## Set task
Give back exactly the lines from the beginning of the listing below to the line holding "7.7, 8.8, 10.1];", both ends included; the pictures stay out.

## Material provided

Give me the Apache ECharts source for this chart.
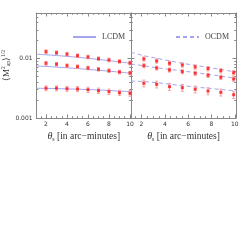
<!DOCTYPE html>
<html><head><meta charset="utf-8">
<script src="https://cdn.jsdelivr.net/npm/echarts@6/dist/echarts.min.js"></script>
<style>html,body{margin:0;padding:0;background:#fff}#c{width:249px;height:249px}</style>
</head><body><div id="c"></div>
<script>
// ---- data ----
const xPtsLeft = [2, 3, 4, 5, 6, 7, 8, 9, 10];
const xPtsRight = [2.2, 3.3, 4.4, 5.5, 6.6, 7.7, 8.8, 9.9];
const xCurveLeft = [1.1, 2, 3, 4, 5, 6, 7, 8, 9, 10.1];
const xCurveRight = [1.1, 2.2, 3.3, 4.4, 5.5, 6.6, 7.7, 8.8, 10.1];

const lcdmTop = [0.01178, 0.01153, 0.0112, 0.01084, 0.01047, 0.01007, 0.00962, 0.00919, 0.00874, 0.0083];
const lcdmMid = [0.00748, 0.00735, 0.00716, 0.00698, 0.00676, 0.00656, 0.00634, 0.00612, 0.00589, 0.00564];
const lcdmBot = [0.00316, 0.00314, 0.00312, 0.00308, 0.00305, 0.0030, 0.00296, 0.0029, 0.00283, 0.00277];
const ocdmTop = [0.0127, 0.01114, 0.01007, 0.00912, 0.0083, 0.00766, 0.00711, 0.00653, 0.00590];
const ocdmMid = [0.00809, 0.00753, 0.0070, 0.00656, 0.00617, 0.0058, 0.00542, 0.00505, 0.00463];
const ocdmBot = [0.00419, 0.00409, 0.00392, 0.0037, 0.00349, 0.00332, 0.00316, 0.00301, 0.00287];

const ptsLT = [0.0130, 0.0125, 0.01178, 0.01114, 0.01059, 0.00993, 0.00944, 0.00891, 0.00840];
const ptsLM = [0.0083, 0.0080, 0.00757, 0.00728, 0.00692, 0.00658, 0.00624, 0.00593, 0.0057];
const ptsLB = [0.00316, 0.00316, 0.0031, 0.00307, 0.00299, 0.00288, 0.00277, 0.00266, 0.0026];
const errLT = [0.0009, 0.00085, 0.0008, 0.00075, 0.0007, 0.00068, 0.00065, 0.0006, 0.00058];
const errLM = [0.0006, 0.00055, 0.00052, 0.0005, 0.00048, 0.00046, 0.00044, 0.00042, 0.0004];
const errLB = [0.0003, 0.0003, 0.0003, 0.0003, 0.0003, 0.0003, 0.00029, 0.00028, 0.00028];

const ptsRT = [0.00982, 0.00908, 0.0083, 0.00778, 0.0072, 0.00675, 0.00624, 0.00577];
const ptsRM = [0.00757, 0.00692, 0.00641, 0.0060, 0.00564, 0.00522, 0.00483, 0.00452];
const ptsRB = [0.00383, 0.00368, 0.00336, 0.00323, 0.00304, 0.00284, 0.0027, 0.00246];
const errRT = [0.0008, 0.00075, 0.0007, 0.00065, 0.0006, 0.00058, 0.00055, 0.0005];
const errRM = [0.0006, 0.00055, 0.0005, 0.00048, 0.00046, 0.00043, 0.0004, 0.00038];
const errRB = [0.0005, 0.00048, 0.00045, 0.00043, 0.0004, 0.00038, 0.00036, 0.00034];

const xLabels = [2, 4, 6, 8, 10];
const xMinorTicks = [1.5, 2.5, 3, 3.5, 4.5, 5, 5.5, 6.5, 7, 7.5, 8.5, 9, 9.5];
const yLabels = [0.001, 0.01];
const yMinorTicks = [0.002, 0.003, 0.004, 0.005, 0.006, 0.007, 0.008, 0.009, 0.02, 0.03, 0.04, 0.05];
const legendNames = ['LCDM', 'OCDM'];

// ---- styling / helpers ----
const axisColor = '#888';
const curveColor = '#a4a4f0';
const serif = 'Liberation Serif';
const X_MIN = 1.1, X_MAX = 10.1, Y_MIN = 0.001, Y_MAX = 0.058;

const grids = [
  {left: 27, top: 13, width: 104, height: 105},
  {left: 131, top: 13, width: 105, height: 105}
];

const xAxes = [], yAxes = [];
function addX(g, pos, major, showLabel, withName) {
  xAxes.push({
    type: 'value', gridIndex: g, min: X_MIN, max: X_MAX, position: pos,
    axisLine: {show: major, lineStyle: {color: axisColor, width: 1}},
    axisTick: {show: true, inside: true, length: major ? 3.5 : 1.8,
      customValues: major ? xLabels : xMinorTicks, lineStyle: {color: axisColor}},
    axisLabel: {show: showLabel, customValues: xLabels, fontSize: 6, margin: 3,
      color: '#333', fontFamily: 'DejaVu Sans'},
    splitLine: {show: false},
    name: withName ? '{i|θ}{s|s} [in arc\u2212minutes]' : '',
    nameLocation: 'middle', nameGap: 13,
    nameTextStyle: {fontFamily: serif, fontSize: 9.5, color: '#333',
      rich: {i: {fontFamily: serif, fontStyle: 'italic', fontSize: 10, color: '#333'},
             s: {fontFamily: serif, fontSize: 6, color: '#333', verticalAlign: 'bottom', padding: [5, 0, 0, 0]}}}
  });
  return xAxes.length - 1;
}
function addY(g, pos, major, showLabel, withName) {
  yAxes.push({
    type: 'log', logBase: 10, gridIndex: g, min: Y_MIN, max: Y_MAX, position: pos,
    axisLine: {show: major, lineStyle: {color: axisColor, width: 1}},
    axisTick: {show: true, inside: true, length: major ? 3.5 : 1.8,
      customValues: major ? yLabels : yMinorTicks, lineStyle: {color: axisColor}},
    axisLabel: {show: showLabel, customValues: yLabels, fontSize: 6, margin: 4,
      color: '#333', fontFamily: 'DejaVu Sans',
      formatter: v => (v < 0.005 ? '0.001' : '0.01')},
    splitLine: {show: false},
    name: withName ? '{t|\u27e8M}{p|2}{b|ap}{t|\u27e9}{p|1/2}' : '',
    nameLocation: 'middle', nameGap: 17, nameRotate: 90,
    nameTextStyle: {color: '#333',
      rich: {t: {fontFamily: serif, fontSize: 9, color: '#333'},
             p: {fontFamily: serif, fontSize: 5.5, color: '#333', padding: [0, 0, 5, 0]},
             b: {fontFamily: serif, fontSize: 5.5, color: '#333', padding: [4, 0, 0, 0]}}}
  });
  return yAxes.length - 1;
}

const axIdx = [];
for (let g = 0; g < 2; g++) {
  const xb = addX(g, 'bottom', true, true, true);
  addX(g, 'bottom', false, false, false);
  addX(g, 'top', true, false, false);
  addX(g, 'top', false, false, false);
  const yl = addY(g, 'left', true, g === 0, g === 0);
  addY(g, 'left', false, false, false);
  addY(g, 'right', true, false, false);
  addY(g, 'right', false, false, false);
  axIdx.push({x: xb, y: yl});
}

const zip = (xs, ys) => xs.map((x, i) => [x, ys[i]]);
const zipErr = (xs, ys, es) => xs.map((x, i) => [x, ys[i] - es[i], ys[i] + es[i]]);

const series = [];
function curve(g, name, xs, ys, dashed) {
  series.push({
    type: 'line', name: name, xAxisIndex: axIdx[g].x, yAxisIndex: axIdx[g].y,
    data: zip(xs, ys), smooth: 0.3, showSymbol: false, symbol: 'none', silent: true,
    color: curveColor,
    lineStyle: {color: curveColor, width: 1, type: dashed ? [4, 3] : 'solid'},
    z: 2
  });
}
function points(g, xs, ys, es) {
  series.push({
    type: 'custom', xAxisIndex: axIdx[g].x, yAxisIndex: axIdx[g].y,
    data: zipErr(xs, ys, es), silent: true, z: 3,
    renderItem: (params, api) => {
      const x = api.value(0);
      const p1 = api.coord([x, api.value(1)]);
      const p2 = api.coord([x, api.value(2)]);
      const w = 1.5, st = {stroke: '#f4a2a2', lineWidth: 1};
      return {type: 'group', children: [
        {type: 'line', shape: {x1: p1[0], y1: p1[1], x2: p2[0], y2: p2[1]}, style: st},
        {type: 'line', shape: {x1: p1[0] - w, y1: p1[1], x2: p1[0] + w, y2: p1[1]}, style: st},
        {type: 'line', shape: {x1: p2[0] - w, y1: p2[1], x2: p2[0] + w, y2: p2[1]}, style: st}
      ]};
    }
  });
  series.push({
    type: 'scatter', xAxisIndex: axIdx[g].x, yAxisIndex: axIdx[g].y,
    data: zip(xs, ys), symbol: 'rect', symbolSize: 3, silent: true, z: 4,
    itemStyle: {color: '#ff1010'}
  });
}

curve(0, legendNames[0], xCurveLeft, lcdmTop, false);
curve(0, legendNames[0], xCurveLeft, lcdmMid, false);
curve(0, legendNames[0], xCurveLeft, lcdmBot, false);
curve(1, legendNames[1], xCurveRight, ocdmTop, true);
curve(1, legendNames[1], xCurveRight, ocdmMid, true);
curve(1, legendNames[1], xCurveRight, ocdmBot, true);
points(0, xPtsLeft, ptsLT, errLT);
points(0, xPtsLeft, ptsLM, errLM);
points(0, xPtsLeft, ptsLB, errLB);
points(1, xPtsRight, ptsRT, errRT);
points(1, xPtsRight, ptsRM, errRM);
points(1, xPtsRight, ptsRB, errRB);

const legendStyle = {itemWidth: 23, itemHeight: 8, itemGap: 4, selectedMode: false,
  itemStyle: {opacity: 0},
  textStyle: {fontFamily: serif, fontSize: 8, color: '#444', padding: [0, 0, 0, 1]}, padding: 0};

const chart = echarts.init(document.getElementById('c'), null, {renderer: 'canvas'});
chart.setOption({
  animation: false,
  backgroundColor: '#fff',
  grid: grids,
  xAxis: xAxes,
  yAxis: yAxes,
  legend: [
    Object.assign({data: [legendNames[0]], left: 72, top: 33}, legendStyle),
    Object.assign({data: [legendNames[1]], left: 175, top: 33}, legendStyle)
  ],
  series: series
});
</script></body></html>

## Reply
Give me the Apache ECharts source for this chart.
<!DOCTYPE html>
<html><head><meta charset="utf-8">
<script src="https://cdn.jsdelivr.net/npm/echarts@6/dist/echarts.min.js"></script>
<style>html,body{margin:0;padding:0;background:#fff}#c{width:249px;height:249px}</style>
</head><body><div id="c"></div>
<script>
// ---- data ----
const xPtsLeft = [2, 3, 4, 5, 6, 7, 8, 9, 10];
const xPtsRight = [2.2, 3.3, 4.4, 5.5, 6.6, 7.7, 8.8, 9.9];
const xCurveLeft = [1.1, 2, 3, 4, 5, 6, 7, 8, 9, 10.1];
const xCurveRight = [1.1, 2.2, 3.3, 4.4, 5.5, 6.6, 7.7, 8.8, 10.1];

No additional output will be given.